## REQUIRED WORK:
Using the records below, copy exactly the part that opens with the line holding "Rebuild this chart as a web" and closes with the line holding "const complaints = [13, 31, 40, 15];", minus the pictures.

[Code that draws figures]
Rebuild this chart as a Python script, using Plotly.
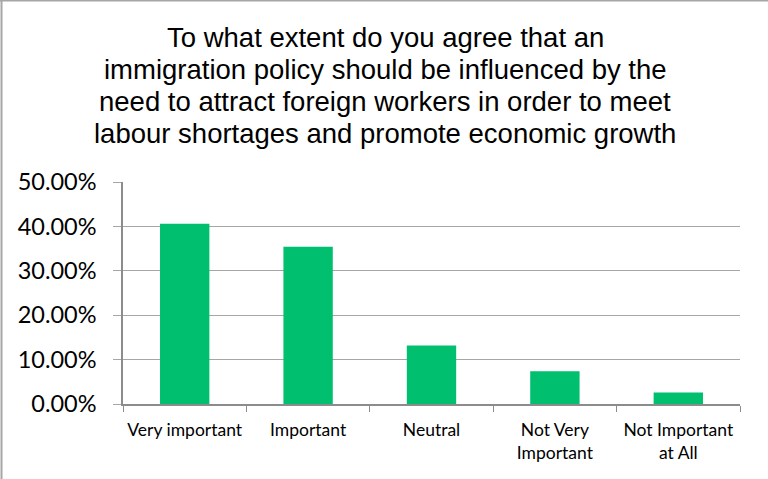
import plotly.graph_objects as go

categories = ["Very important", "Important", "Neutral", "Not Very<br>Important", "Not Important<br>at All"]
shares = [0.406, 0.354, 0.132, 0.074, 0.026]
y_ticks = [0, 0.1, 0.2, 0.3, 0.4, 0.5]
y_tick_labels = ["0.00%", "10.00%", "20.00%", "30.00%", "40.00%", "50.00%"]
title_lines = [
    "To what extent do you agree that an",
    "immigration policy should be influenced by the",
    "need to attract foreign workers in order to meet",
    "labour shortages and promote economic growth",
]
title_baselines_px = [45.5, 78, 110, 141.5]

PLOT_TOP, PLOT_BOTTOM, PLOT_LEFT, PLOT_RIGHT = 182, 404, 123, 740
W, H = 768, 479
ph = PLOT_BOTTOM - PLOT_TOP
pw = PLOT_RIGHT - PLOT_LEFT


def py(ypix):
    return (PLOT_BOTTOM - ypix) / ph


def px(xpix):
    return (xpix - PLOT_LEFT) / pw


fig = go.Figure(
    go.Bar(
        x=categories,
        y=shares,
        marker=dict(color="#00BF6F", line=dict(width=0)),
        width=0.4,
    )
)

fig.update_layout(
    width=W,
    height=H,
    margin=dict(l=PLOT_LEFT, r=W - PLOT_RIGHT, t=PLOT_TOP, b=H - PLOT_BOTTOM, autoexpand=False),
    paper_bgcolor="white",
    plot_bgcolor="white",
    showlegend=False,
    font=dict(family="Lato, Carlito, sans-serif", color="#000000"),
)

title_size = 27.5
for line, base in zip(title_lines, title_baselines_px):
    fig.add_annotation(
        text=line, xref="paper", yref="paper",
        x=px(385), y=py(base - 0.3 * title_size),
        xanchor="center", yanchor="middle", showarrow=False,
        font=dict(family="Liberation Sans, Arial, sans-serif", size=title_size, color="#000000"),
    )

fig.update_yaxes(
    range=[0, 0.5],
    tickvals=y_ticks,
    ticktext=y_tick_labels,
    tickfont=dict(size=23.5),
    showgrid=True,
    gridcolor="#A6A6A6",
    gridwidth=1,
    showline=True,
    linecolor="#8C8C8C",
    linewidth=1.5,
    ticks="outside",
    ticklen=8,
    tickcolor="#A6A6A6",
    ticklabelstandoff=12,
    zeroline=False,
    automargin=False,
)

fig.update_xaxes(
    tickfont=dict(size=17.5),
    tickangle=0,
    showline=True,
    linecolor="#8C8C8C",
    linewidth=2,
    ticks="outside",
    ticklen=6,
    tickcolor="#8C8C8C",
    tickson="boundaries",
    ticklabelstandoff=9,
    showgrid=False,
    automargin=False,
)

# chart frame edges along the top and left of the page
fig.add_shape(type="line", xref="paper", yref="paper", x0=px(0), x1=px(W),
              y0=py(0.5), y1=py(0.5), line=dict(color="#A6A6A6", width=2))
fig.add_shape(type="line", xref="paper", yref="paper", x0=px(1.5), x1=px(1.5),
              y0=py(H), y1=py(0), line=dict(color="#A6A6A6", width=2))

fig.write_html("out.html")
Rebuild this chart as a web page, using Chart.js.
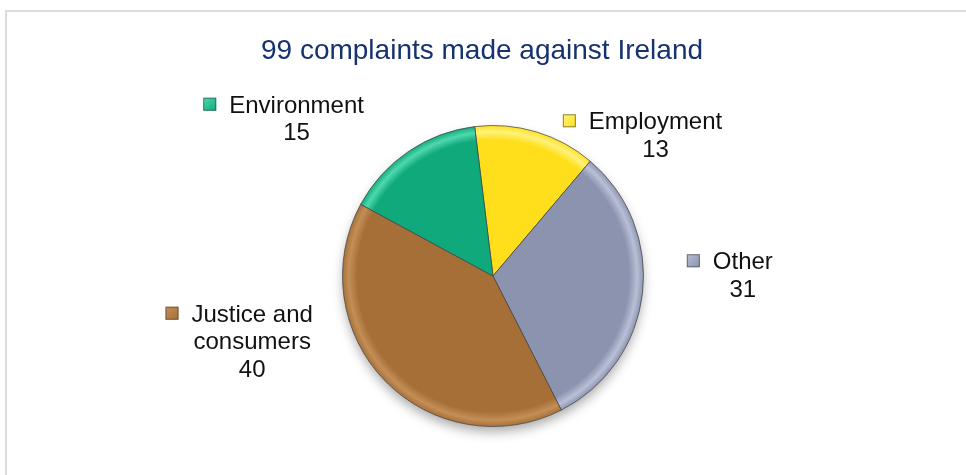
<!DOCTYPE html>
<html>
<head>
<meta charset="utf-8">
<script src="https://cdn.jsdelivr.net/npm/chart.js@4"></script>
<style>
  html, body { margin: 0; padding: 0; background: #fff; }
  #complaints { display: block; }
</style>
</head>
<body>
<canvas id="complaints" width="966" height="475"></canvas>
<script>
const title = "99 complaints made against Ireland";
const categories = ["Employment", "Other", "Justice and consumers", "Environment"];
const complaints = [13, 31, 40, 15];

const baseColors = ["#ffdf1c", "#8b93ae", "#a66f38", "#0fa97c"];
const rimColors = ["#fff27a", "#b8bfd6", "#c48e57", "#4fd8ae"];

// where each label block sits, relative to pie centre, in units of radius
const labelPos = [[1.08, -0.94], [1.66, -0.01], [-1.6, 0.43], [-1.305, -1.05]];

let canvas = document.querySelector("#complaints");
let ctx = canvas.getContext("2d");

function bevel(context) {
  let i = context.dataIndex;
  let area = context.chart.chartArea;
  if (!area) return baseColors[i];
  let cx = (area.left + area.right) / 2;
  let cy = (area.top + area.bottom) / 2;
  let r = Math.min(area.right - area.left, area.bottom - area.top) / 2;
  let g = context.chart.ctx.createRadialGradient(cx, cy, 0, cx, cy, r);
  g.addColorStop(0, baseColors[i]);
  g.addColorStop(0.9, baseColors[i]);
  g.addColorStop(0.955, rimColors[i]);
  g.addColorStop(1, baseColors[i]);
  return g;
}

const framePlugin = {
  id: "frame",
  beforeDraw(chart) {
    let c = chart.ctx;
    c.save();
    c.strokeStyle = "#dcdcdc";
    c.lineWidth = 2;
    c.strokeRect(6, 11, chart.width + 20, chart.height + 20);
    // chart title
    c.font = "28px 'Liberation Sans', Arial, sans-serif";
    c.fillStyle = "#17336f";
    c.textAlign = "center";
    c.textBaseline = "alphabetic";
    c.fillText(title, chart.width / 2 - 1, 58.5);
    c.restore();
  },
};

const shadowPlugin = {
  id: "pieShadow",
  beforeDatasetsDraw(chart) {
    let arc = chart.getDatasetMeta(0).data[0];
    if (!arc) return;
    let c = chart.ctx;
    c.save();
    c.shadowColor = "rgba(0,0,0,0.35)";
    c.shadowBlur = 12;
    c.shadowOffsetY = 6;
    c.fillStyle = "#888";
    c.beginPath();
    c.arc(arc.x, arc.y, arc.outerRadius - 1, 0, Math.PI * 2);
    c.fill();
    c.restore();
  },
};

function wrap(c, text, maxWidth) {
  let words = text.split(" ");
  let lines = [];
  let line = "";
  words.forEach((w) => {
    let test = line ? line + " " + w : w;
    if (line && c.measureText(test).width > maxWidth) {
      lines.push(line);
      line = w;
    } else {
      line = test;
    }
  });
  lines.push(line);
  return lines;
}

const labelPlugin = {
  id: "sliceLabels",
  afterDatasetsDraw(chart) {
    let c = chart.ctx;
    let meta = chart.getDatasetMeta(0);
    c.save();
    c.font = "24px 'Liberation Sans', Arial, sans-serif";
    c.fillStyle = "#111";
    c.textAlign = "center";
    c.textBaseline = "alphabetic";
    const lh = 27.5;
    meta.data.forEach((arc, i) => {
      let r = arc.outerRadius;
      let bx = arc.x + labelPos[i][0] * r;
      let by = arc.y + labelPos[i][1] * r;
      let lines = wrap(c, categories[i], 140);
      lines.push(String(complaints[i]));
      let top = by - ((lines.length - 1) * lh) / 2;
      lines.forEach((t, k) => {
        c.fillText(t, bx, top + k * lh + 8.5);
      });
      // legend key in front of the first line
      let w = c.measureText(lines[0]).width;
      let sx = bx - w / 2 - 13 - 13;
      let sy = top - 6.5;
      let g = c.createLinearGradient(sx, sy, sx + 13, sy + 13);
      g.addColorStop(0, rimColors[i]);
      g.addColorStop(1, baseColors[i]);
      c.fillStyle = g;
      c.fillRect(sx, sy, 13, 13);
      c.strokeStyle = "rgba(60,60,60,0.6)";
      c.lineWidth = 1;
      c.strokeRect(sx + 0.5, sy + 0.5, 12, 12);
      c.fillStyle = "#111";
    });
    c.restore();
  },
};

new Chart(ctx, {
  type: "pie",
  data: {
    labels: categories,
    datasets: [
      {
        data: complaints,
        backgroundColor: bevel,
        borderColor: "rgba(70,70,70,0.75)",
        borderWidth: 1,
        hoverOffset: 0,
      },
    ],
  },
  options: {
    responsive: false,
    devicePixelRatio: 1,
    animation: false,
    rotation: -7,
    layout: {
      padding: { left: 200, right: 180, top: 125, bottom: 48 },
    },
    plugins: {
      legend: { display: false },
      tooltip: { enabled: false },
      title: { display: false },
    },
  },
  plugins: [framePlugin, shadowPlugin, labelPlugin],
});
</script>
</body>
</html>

## COMPLETE RESPONSE:
Rebuild this chart as a web page, using Chart.js.
<!DOCTYPE html>
<html>
<head>
<meta charset="utf-8">
<script src="https://cdn.jsdelivr.net/npm/chart.js@4"></script>
<style>
  html, body { margin: 0; padding: 0; background: #fff; }
  #complaints { display: block; }
</style>
</head>
<body>
<canvas id="complaints" width="966" height="475"></canvas>
<script>
const title = "99 complaints made against Ireland";
const categories = ["Employment", "Other", "Justice and consumers", "Environment"];
const complaints = [13, 31, 40, 15];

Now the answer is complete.